A joint effort between community members, parents and guardians on one hand and anti-human trafficking institutions on the other, is the best way to deal with the human trafficking menace confronting Ghana at the moment, Victoria Natsu, Acting Executive Secretary, Human Trafficking and Domestic Violence Secretariat of the Ministry of Gender, Children and Social Protection, has said.
According to her, although state agencies and institutions have their own duties to effectively, it was incumbent on Ghanaians themselves to realise the dangers involved in human trafficking and desist from such act.
Her comments follow recent concerns expressed by the Minister for the Interior, Prosper Bani, over the increasing rate of human trafficking in the country.
Mr Bani told police officers as part of his two-day tour of the Ashanti Region on Wednesday July 27 that: “We have observed that there has been an increasing trend in the trafficking of human beings across our borders and within our country. This is not giving us a very good image.

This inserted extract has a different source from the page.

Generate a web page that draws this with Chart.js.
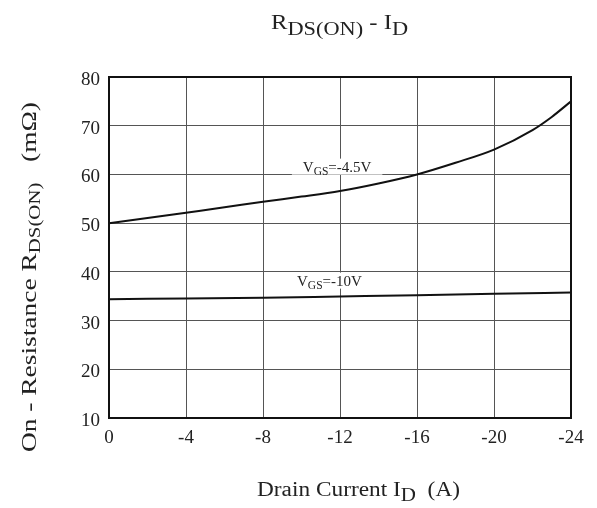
<!DOCTYPE html>
<html>
<head>
<meta charset="utf-8">
<script src="https://cdn.jsdelivr.net/npm/chart.js@4/dist/chart.umd.min.js"></script>
<style>
  html, body { margin: 0; padding: 0; background: #fff; }
  #wrap { width: 597px; height: 508px; }
</style>
</head>
<body>
<div id="wrap"><canvas id="c" width="597" height="508"></canvas></div>
<script>
// R_DS(ON) vs drain current
const currents45 = [0, -2, -4, -6, -8, -10, -12, -14, -16, -18, -20, -22, -23, -24];
const rds45 = [50, 51.05, 52.15, 53.25, 54.4, 55.45, 56.6, 58.15, 60, 62.4, 65.1, 69.1, 71.8, 75];
const currents10 = [0, -4, -8, -12, -16, -20, -24];
const rds10 = [34.4, 34.55, 34.7, 34.95, 35.2, 35.5, 35.75];
const xTicks = [0, -4, -8, -12, -16, -20, -24];
const yTicks = [10, 20, 30, 40, 50, 60, 70, 80];

const SERIF = '"Liberation Serif", "DejaVu Serif", serif';

// text built from parts, some subscripted; squeezed/stretched to a given width
function partsWidth(ctx, parts, size, subSize) {
  let w = 0;
  parts.forEach((p) => {
    ctx.font = (p.sub ? subSize : size) + "px " + SERIF;
    w += ctx.measureText(p.t).width;
  });
  return w;
}
function drawRich(ctx, parts, o) {
  const w = partsWidth(ctx, parts, o.size, o.subSize);
  const sx = o.width ? o.width / w : 1;
  ctx.save();
  ctx.translate(o.x, o.y);
  if (o.rotate) ctx.rotate(-Math.PI / 2);
  ctx.scale(sx, 1);
  let cx = o.align === "center" ? -w / 2 : 0;
  ctx.textAlign = "left";
  ctx.textBaseline = "alphabetic";
  parts.forEach((p) => {
    ctx.font = (p.sub ? o.subSize : o.size) + "px " + SERIF;
    ctx.fillText(p.t, cx, p.sub ? o.subDy : 0);
    cx += ctx.measureText(p.t).width;
  });
  ctx.restore();
}

const curveLabels = [
  { x0: -9.5, x1: -14.2, y: 61.6, parts: [{ t: "V" }, { t: "GS", sub: true }, { t: "=-4.5V" }] },
  { x0: -9.2, x1: -13.7, y: 38.2, parts: [{ t: "V" }, { t: "GS", sub: true }, { t: "=-10V" }] },
];

const decor = {
  id: "decor",
  beforeDatasetsDraw(chart) {
    const ctx = chart.ctx;
    const xs = chart.scales.x, ys = chart.scales.y;
    ctx.save();
    curveLabels.forEach((l) => {
      const a = xs.getPixelForValue(l.x0), b = xs.getPixelForValue(l.x1);
      const cy = ys.getPixelForValue(l.y);
      ctx.fillStyle = "#fff";
      ctx.fillRect(a, cy - 8, b - a, 16);
      ctx.fillStyle = "#222";
      drawRich(ctx, l.parts, { x: (a + b) / 2, y: cy + 5, size: 15, subSize: 11.5, subDy: 3, align: "center" });
    });
    ctx.restore();
  },
  afterDraw(chart) {
    const ctx = chart.ctx;
    const a = chart.chartArea;
    ctx.save();
    ctx.strokeStyle = "#111";
    ctx.lineWidth = 2;
    ctx.strokeRect(a.left, a.top, a.right - a.left, a.bottom - a.top);
    ctx.fillStyle = "#222";
    // chart title
    drawRich(ctx, [{ t: "R" }, { t: "DS(ON)", sub: true }, { t: " - I" }, { t: "D", sub: true }],
      { x: 271, y: 28.5, size: 21, subSize: 19, subDy: 6.5, width: 137 });
    // x axis title
    drawRich(ctx, [{ t: "Drain Current I" }, { t: "D", sub: true }, { t: "  (A)" }],
      { x: 257, y: 496, size: 20, subSize: 18, subDy: 5, width: 203 });
    // y axis title
    drawRich(ctx, [{ t: "On - Resistance R" }, { t: "DS(ON)", sub: true }, { t: "   (m\u03A9)" }],
      { x: 36, y: 452, size: 21, subSize: 16, subDy: 4, width: 350, rotate: true });
    ctx.restore();
  },
};

const toPts = (xs, ys) => xs.map((x, i) => ({ x, y: ys[i] }));

new Chart(document.getElementById("c"), {
  type: "line",
  data: {
    datasets: [
      { label: "VGS=-4.5V", data: toPts(currents45, rds45) },
      { label: "VGS=-10V", data: toPts(currents10, rds10) },
    ],
  },
  options: {
    responsive: false,
    animation: false,
    events: [],
    layout: { padding: { top: 77, right: 26, left: 0, bottom: 0 } },
    elements: {
      line: { borderColor: "#111", borderWidth: 2, cubicInterpolationMode: "monotone", fill: false },
      point: { radius: 0 },
    },
    plugins: { legend: { display: false }, title: { display: false }, tooltip: { enabled: false } },
    scales: {
      x: {
        type: "linear",
        reverse: true,
        min: -24,
        max: 0,
        afterBuildTicks: (s) => { s.ticks = xTicks.map((v) => ({ value: v })); },
        afterFit: (s) => { s.height = 90; },
        grid: { color: "#555", lineWidth: 1, drawTicks: false },
        border: { display: false },
        ticks: { padding: 9, color: "#222", font: { family: SERIF, size: 19 }, maxRotation: 0 },
      },
      y: {
        min: 10,
        max: 80,
        afterBuildTicks: (s) => { s.ticks = yTicks.map((v) => ({ value: v })); },
        afterFit: (s) => { s.width = 109; },
        grid: { color: "#555", lineWidth: 1, drawTicks: false },
        border: { display: false },
        ticks: { padding: 9, labelOffset: 3, color: "#222", font: { family: SERIF, size: 19 } },
      },
    },
  },
  plugins: [decor],
});
</script>
</body>
</html>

Our brothers and sisters, or aunties and nephews are being trafficked abroad to undertake activities that do not befit them as Ghanaians, proud as we are. I will like to task the Ghana Police Service, the anti-human trafficking unit, to begin to live up to expectation by not only arresting culprits, but by ensuring that this network of human trafficking groups are destroyed for the benefit of our young brothers and sisters.”
Speaking in connection with this development in an interview with Chief Jerry Forson, host of Ghana Yensom on Accra100.5FM, on Thursday October 6, Ms Natsu said: “Human trafficking is a secret business people are engaged in and so most of the time we don’t see the people behind the practice.”

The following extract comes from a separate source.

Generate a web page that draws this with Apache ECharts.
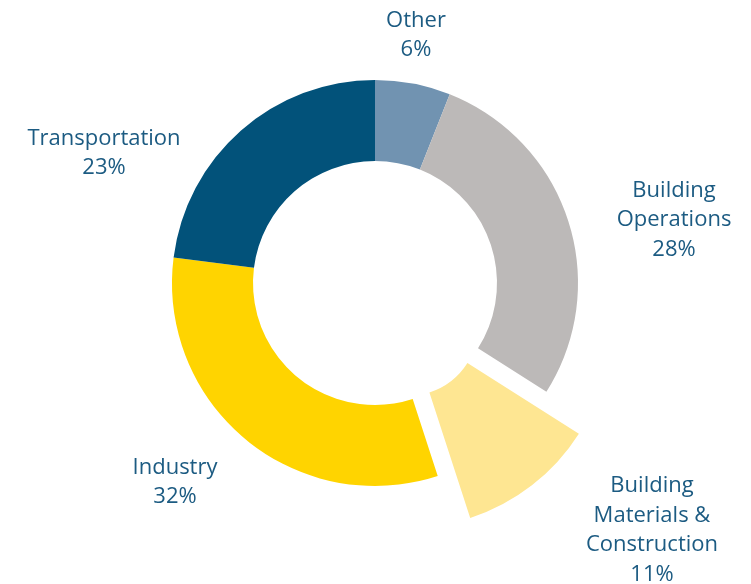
<!DOCTYPE html>
<html>
<head>
<meta charset="utf-8">
<script src="https://cdn.jsdelivr.net/npm/echarts@6/dist/echarts.min.js"></script>
<style>
  html, body { margin: 0; padding: 0; background: #fff; }
  #main { width: 751px; height: 584px; }
</style>
</head>
<body>
<div id="main"></div>
<script>
// data
var categories = ['Other', 'Building Operations', 'Building Materials & Construction', 'Industry', 'Transportation'];
var labelTexts = ['Other', 'Building\nOperations', 'Building\nMaterials &\nConstruction', 'Industry', 'Transportation'];
var values = [6, 28, 11, 32, 23];
var colors = ['#7193b1', '#bcb9b8', '#fee692', '#ffd400', '#02527a'];
var exploded = 'Building Materials & Construction';

// where the label blocks sit (centre of each block)
var labelPos = [[416, 35], [674, 220], [652, 530], [175, 482], [104, 153]];

var chart = echarts.init(document.getElementById('main'));

var ringData = categories.map(function (c, i) {
    return {
        name: c,
        value: values[i],
        itemStyle: { color: c === exploded ? 'rgba(0,0,0,0)' : colors[i] }
    };
});

// second ring only draws the pulled-out slice
var explodedData = categories.map(function (c, i) {
    return {
        name: c,
        value: values[i],
        selected: c === exploded,
        itemStyle: { color: c === exploded ? colors[i] : 'rgba(0,0,0,0)' }
    };
});

chart.setOption({
    animation: false,
    textStyle: { fontFamily: 'Open Sans' },
    series: [
        {
            type: 'pie',
            center: [375, 283],
            radius: [122, 203],
            startAngle: 90,
            clockwise: true,
            silent: true,
            z: 2,
            data: ringData,
            label: {
                show: true,
                position: 'outside',
                color: '#1c5b82',
                fontSize: 22,
                lineHeight: 29.5,
                fontFamily: 'Open Sans',
                formatter: function (p) {
                    return labelTexts[p.dataIndex] + '\n' + p.value + '%';
                }
            },
            labelLine: { show: false },
            labelLayout: function (p) {
                var pos = labelPos[p.dataIndex];
                return { x: pos[0], y: pos[1], align: 'center', verticalAlign: 'middle' };
            }
        },
        {
            type: 'pie',
            center: [375, 283],
            radius: [71, 203],
            startAngle: 90,
            clockwise: true,
            silent: true,
            selectedMode: 'single',
            selectedOffset: 53,
            z: 1,
            data: explodedData,
            label: { show: false },
            labelLine: { show: false }
        }
    ]
});
</script>
</body>
</html>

“If we can deal with trafficking effectively, it shouldn’t be only the Ministry of Gender and Immigration Services or the Anti-Human Trafficking Unit of the Ghana Police Service. The people themselves must get involved in anti-human trafficking activities. When we (officials of state agencies) come to the communities to do sensitisation programmes on this matter, they should listen and apply what we tell them because these cautions are in their own interest. It is because of the community members that we travel all the way from Accra to the far-off communities to educate them, therefore, they will need to listen to us.”
She added: “We try to let them know the dangers of human trafficking but some remain adamant. In spite of all these cautions, they still get themselves into this kind of acts and when faced with self-inflicted problems, they call on the agencies to act swiftly.”